[Data rows]
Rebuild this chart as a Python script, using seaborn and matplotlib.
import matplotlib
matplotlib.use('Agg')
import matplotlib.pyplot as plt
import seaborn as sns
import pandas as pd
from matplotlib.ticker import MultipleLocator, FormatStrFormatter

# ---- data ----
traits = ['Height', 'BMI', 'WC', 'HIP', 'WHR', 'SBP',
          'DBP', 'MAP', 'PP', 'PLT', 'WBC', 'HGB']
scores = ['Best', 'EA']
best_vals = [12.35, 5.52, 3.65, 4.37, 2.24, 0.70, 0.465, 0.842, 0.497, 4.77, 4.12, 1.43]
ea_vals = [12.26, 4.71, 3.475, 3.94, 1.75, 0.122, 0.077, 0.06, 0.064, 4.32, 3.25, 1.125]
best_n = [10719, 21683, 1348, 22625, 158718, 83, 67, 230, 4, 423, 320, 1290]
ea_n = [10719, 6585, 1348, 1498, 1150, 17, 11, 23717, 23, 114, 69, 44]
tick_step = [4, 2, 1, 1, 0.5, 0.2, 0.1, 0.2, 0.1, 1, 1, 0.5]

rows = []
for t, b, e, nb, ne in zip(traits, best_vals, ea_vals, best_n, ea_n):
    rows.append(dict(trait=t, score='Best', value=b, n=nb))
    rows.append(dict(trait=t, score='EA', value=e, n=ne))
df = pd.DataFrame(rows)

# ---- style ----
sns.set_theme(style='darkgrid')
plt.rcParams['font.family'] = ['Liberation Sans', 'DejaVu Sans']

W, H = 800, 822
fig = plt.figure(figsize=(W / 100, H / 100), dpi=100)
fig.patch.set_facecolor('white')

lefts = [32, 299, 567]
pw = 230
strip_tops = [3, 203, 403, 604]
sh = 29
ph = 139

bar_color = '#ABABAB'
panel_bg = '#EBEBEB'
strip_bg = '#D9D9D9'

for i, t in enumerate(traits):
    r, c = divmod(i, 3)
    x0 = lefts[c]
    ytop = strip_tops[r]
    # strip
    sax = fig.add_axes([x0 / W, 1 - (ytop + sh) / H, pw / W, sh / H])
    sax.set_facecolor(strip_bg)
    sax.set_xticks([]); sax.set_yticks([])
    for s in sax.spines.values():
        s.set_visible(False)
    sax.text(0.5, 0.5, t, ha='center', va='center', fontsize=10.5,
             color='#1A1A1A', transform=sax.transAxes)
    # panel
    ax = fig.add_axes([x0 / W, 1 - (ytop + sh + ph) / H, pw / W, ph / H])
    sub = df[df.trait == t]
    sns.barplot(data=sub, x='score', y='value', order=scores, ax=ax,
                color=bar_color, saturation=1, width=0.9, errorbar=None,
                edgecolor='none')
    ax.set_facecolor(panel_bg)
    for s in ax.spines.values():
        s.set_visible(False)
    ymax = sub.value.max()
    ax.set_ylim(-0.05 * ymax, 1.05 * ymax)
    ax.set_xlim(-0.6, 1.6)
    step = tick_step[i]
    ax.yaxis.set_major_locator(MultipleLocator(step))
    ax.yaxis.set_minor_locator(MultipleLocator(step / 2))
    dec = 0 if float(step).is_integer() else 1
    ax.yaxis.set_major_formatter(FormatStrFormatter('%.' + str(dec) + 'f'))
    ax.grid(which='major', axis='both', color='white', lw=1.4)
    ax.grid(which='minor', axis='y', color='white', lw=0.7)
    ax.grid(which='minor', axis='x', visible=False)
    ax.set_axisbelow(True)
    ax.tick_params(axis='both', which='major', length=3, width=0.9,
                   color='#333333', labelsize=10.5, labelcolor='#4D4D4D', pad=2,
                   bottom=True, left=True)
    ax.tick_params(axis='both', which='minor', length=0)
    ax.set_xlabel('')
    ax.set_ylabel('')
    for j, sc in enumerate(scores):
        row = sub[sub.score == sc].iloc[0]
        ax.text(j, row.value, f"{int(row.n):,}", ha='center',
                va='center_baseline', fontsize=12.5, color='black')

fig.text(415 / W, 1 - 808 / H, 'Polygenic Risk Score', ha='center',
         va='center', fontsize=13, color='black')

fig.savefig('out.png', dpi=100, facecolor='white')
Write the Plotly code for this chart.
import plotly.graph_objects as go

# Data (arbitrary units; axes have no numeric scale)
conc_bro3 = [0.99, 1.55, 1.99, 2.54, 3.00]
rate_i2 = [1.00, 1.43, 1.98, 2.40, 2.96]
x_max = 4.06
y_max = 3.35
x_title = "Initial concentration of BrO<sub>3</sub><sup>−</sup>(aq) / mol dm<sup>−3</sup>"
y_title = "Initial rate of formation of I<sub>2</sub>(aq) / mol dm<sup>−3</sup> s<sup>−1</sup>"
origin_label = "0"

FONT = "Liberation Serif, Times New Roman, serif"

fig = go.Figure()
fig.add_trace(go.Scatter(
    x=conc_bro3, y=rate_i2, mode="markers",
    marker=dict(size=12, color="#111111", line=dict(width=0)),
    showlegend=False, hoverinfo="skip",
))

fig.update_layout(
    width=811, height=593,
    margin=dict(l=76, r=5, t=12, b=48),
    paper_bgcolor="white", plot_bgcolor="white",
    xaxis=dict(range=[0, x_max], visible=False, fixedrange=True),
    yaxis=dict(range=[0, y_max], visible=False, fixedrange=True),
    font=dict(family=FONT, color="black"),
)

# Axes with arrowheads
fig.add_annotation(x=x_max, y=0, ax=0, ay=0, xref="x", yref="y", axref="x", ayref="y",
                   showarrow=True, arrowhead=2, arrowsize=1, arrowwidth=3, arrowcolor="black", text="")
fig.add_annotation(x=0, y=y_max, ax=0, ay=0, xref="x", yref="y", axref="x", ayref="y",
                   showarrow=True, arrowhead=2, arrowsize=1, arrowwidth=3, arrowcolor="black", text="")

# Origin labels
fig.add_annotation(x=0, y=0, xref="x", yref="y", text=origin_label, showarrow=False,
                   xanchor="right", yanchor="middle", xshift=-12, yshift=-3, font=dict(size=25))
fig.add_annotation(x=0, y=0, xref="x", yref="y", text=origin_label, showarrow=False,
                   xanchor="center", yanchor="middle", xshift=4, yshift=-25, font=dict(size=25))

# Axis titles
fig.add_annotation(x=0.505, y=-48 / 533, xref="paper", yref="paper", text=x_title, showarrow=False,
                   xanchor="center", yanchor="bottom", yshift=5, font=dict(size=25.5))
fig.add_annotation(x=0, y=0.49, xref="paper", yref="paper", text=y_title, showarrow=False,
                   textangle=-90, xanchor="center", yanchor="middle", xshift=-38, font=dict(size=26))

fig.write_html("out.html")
* * *
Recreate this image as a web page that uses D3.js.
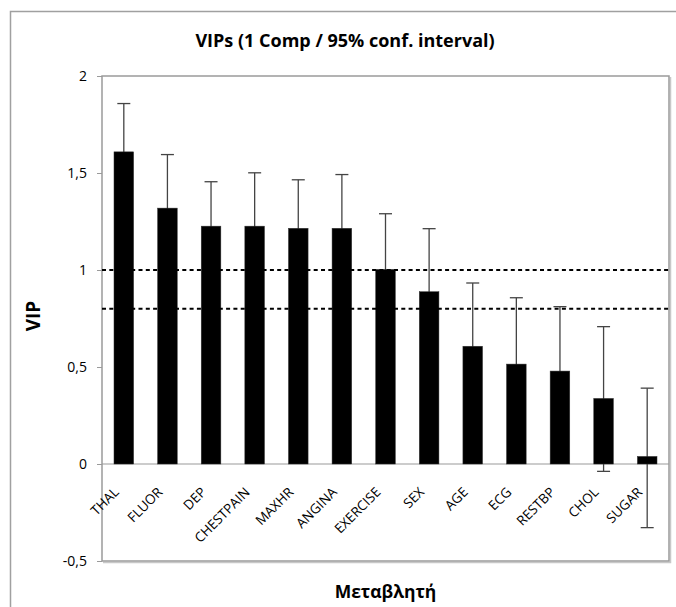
...
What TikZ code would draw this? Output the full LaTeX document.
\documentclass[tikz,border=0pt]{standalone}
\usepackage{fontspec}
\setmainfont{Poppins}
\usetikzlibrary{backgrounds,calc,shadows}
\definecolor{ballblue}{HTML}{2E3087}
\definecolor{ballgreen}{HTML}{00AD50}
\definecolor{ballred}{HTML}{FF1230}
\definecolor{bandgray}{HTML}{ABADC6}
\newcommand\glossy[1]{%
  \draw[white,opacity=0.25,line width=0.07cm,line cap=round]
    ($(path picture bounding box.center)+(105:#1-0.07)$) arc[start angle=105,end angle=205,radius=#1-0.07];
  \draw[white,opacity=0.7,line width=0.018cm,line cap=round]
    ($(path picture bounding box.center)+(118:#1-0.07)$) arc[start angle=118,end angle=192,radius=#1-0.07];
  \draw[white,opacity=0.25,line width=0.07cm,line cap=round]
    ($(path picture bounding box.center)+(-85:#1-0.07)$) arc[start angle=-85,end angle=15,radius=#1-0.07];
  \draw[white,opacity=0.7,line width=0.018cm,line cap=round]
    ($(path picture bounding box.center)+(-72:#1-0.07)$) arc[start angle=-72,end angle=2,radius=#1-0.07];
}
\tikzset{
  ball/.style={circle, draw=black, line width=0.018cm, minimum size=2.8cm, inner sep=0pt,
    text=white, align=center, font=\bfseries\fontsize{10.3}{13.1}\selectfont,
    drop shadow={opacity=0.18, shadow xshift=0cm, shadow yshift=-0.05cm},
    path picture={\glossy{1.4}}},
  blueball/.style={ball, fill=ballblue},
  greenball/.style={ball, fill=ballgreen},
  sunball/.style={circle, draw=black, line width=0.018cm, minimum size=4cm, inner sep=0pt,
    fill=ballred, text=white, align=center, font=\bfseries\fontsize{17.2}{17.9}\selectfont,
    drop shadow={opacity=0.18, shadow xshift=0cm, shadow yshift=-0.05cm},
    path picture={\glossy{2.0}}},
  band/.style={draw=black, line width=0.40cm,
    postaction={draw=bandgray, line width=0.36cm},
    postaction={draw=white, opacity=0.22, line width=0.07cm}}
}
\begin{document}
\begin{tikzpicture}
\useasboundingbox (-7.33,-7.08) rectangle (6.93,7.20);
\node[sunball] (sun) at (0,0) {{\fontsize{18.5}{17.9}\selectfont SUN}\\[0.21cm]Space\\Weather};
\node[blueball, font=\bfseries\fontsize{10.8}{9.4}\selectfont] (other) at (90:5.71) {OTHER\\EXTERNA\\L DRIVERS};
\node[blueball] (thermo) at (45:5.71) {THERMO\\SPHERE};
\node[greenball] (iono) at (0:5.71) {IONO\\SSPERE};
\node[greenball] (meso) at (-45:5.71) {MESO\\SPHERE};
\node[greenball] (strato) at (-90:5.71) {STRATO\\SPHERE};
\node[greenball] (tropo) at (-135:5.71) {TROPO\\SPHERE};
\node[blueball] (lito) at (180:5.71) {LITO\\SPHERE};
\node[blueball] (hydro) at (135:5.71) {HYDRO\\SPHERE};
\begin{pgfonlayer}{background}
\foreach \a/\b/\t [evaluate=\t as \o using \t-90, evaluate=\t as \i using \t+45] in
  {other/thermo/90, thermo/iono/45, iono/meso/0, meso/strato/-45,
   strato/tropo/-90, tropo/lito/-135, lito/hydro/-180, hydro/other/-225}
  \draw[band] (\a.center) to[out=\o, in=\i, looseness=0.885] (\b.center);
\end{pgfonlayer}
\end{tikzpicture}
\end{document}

[What you should do] Starting at the line that contains "Rebuild this chart", set down every line up to and including the line that contains "from matplotlib.ticker import", exactly as given, and no other line.

[Exercise result]
Rebuild this chart as a Python script, using seaborn and matplotlib.
import matplotlib
matplotlib.use('Agg')
import matplotlib.pyplot as plt
import seaborn as sns
import pandas as pd
from matplotlib.ticker import MultipleLocator, FormatStrFormatter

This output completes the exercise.